Quote every line below exactly and skip any picture.
# START OF DATASET EXTRACT
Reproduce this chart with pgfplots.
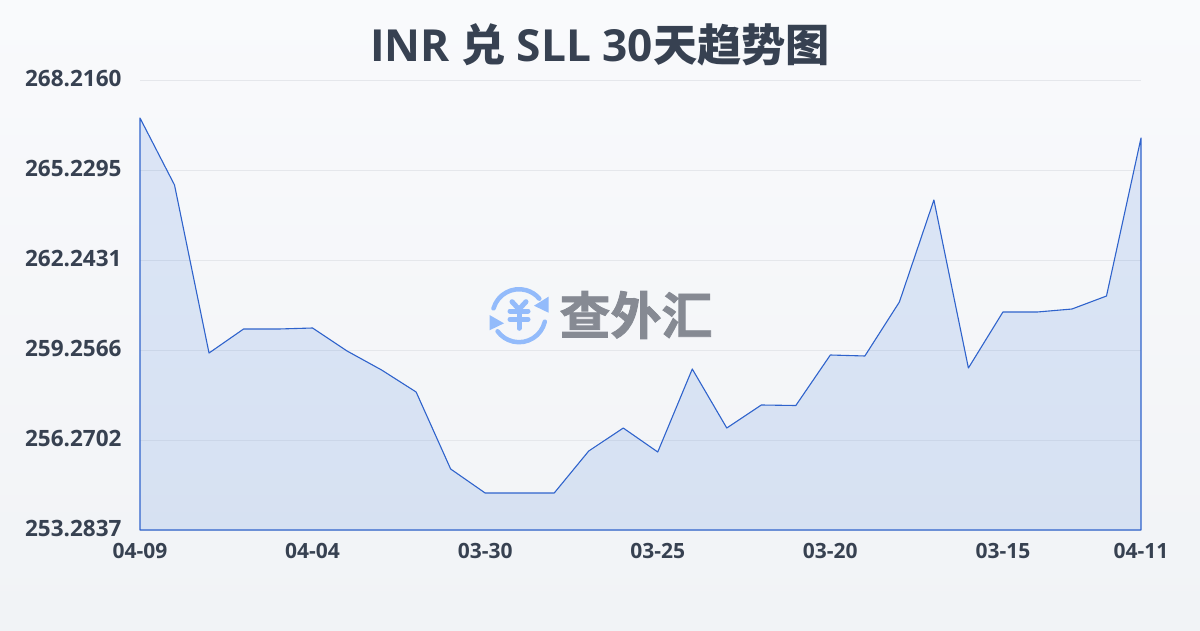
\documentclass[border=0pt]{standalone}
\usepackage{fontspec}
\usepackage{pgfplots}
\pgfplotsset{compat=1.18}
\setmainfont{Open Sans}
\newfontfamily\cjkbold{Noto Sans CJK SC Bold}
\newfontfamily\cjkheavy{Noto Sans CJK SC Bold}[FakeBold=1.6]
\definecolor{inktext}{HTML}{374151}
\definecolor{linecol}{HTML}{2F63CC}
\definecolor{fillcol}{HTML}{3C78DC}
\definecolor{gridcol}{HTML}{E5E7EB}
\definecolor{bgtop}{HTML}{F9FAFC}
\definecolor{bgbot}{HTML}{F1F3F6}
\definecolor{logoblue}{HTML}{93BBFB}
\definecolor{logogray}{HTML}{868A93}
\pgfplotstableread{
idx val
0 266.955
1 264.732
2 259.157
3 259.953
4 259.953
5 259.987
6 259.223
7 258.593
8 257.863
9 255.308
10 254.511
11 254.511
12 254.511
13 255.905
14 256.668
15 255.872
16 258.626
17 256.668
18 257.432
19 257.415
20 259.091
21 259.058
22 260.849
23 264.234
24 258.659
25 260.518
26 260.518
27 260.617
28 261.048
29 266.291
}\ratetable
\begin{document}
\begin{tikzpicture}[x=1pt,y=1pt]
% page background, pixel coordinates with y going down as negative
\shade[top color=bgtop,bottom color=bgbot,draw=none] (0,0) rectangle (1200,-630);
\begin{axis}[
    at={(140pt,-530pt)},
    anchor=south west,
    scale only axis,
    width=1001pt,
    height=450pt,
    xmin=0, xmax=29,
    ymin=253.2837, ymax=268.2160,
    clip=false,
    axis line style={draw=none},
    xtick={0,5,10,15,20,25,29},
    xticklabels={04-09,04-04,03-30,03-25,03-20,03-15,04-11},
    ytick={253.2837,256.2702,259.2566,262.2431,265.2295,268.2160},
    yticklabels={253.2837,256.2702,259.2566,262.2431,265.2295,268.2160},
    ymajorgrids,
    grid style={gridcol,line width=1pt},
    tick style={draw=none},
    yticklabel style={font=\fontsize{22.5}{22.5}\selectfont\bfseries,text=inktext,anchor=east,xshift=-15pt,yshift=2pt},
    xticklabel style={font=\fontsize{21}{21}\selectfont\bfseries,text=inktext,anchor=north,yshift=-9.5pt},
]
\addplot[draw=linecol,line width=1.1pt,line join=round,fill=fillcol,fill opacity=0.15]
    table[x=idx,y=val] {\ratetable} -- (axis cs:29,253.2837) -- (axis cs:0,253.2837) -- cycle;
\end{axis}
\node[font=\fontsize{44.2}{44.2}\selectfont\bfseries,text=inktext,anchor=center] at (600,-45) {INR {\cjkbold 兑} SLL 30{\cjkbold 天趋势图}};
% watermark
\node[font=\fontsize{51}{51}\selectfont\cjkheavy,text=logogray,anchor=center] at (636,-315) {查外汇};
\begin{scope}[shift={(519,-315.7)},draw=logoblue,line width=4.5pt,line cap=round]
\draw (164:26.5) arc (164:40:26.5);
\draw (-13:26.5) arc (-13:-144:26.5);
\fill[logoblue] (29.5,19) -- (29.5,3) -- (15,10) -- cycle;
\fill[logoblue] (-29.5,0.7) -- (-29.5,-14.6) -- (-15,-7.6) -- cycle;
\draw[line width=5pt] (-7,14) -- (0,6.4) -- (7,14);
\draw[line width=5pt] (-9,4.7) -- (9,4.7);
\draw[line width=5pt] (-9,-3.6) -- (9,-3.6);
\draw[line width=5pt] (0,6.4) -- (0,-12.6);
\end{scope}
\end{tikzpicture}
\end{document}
# END OF DATASET EXTRACT
• **SOLUTION TO THIS PROBLEM**
Reproduce this chart with pgfplots.
\documentclass[border=0pt]{standalone}
\usepackage{fontspec}
\usepackage{pgfplots}
\pgfplotsset{compat=1.18}
\setmainfont{Open Sans}
\newfontfamily\cjkbold{Noto Sans CJK SC Bold}
\newfontfamily\cjkheavy{Noto Sans CJK SC Bold}[FakeBold=1.6]
\definecolor{inktext}{HTML}{374151}
\definecolor{linecol}{HTML}{2F63CC}
\definecolor{fillcol}{HTML}{3C78DC}
\definecolor{gridcol}{HTML}{E5E7EB}
\definecolor{bgtop}{HTML}{F9FAFC}
\definecolor{bgbot}{HTML}{F1F3F6}
\definecolor{logoblue}{HTML}{93BBFB}
\definecolor{logogray}{HTML}{868A93}
\pgfplotstableread{
idx val
0 266.955
1 264.732
2 259.157
3 259.953
4 259.953
5 259.987
6 259.223
7 258.593
8 257.863
9 255.308
10 254.511
11 254.511
12 254.511
13 255.905
14 256.668
15 255.872
16 258.626
17 256.668
18 257.432
19 257.415
20 259.091
21 259.058
22 260.849
23 264.234
24 258.659
25 260.518
26 260.518
27 260.617
28 261.048
29 266.291
}\ratetable
\begin{document}
\begin{tikzpicture}[x=1pt,y=1pt]
% page background, pixel coordinates with y going down as negative
\shade[top color=bgtop,bottom color=bgbot,draw=none] (0,0) rectangle (1200,-630);
\begin{axis}[
    at={(140pt,-530pt)},
    anchor=south west,
    scale only axis,
    width=1001pt,
    height=450pt,
    xmin=0, xmax=29,
    ymin=253.2837, ymax=268.2160,
    clip=false,
    axis line style={draw=none},
    xtick={0,5,10,15,20,25,29},
    xticklabels={04-09,04-04,03-30,03-25,03-20,03-15,04-11},
    ytick={253.2837,256.2702,259.2566,262.2431,265.2295,268.2160},
    yticklabels={253.2837,256.2702,259.2566,262.2431,265.2295,268.2160},
    ymajorgrids,
    grid style={gridcol,line width=1pt},
    tick style={draw=none},
    yticklabel style={font=\fontsize{22.5}{22.5}\selectfont\bfseries,text=inktext,anchor=east,xshift=-15pt,yshift=2pt},
    xticklabel style={font=\fontsize{21}{21}\selectfont\bfseries,text=inktext,anchor=north,yshift=-9.5pt},
]
\addplot[draw=linecol,line width=1.1pt,line join=round,fill=fillcol,fill opacity=0.15]
    table[x=idx,y=val] {\ratetable} -- (axis cs:29,253.2837) -- (axis cs:0,253.2837) -- cycle;
\end{axis}
\node[font=\fontsize{44.2}{44.2}\selectfont\bfseries,text=inktext,anchor=center] at (600,-45) {INR {\cjkbold 兑} SLL 30{\cjkbold 天趋势图}};
% watermark
\node[font=\fontsize{51}{51}\selectfont\cjkheavy,text=logogray,anchor=center] at (636,-315) {查外汇};
\begin{scope}[shift={(519,-315.7)},draw=logoblue,line width=4.5pt,line cap=round]
\draw (164:26.5) arc (164:40:26.5);
\draw (-13:26.5) arc (-13:-144:26.5);
\fill[logoblue] (29.5,19) -- (29.5,3) -- (15,10) -- cycle;
\fill[logoblue] (-29.5,0.7) -- (-29.5,-14.6) -- (-15,-7.6) -- cycle;
\draw[line width=5pt] (-7,14) -- (0,6.4) -- (7,14);
\draw[line width=5pt] (-9,4.7) -- (9,4.7);
\draw[line width=5pt] (-9,-3.6) -- (9,-3.6);
\draw[line width=5pt] (0,6.4) -- (0,-12.6);
\end{scope}
\end{tikzpicture}
\end{document}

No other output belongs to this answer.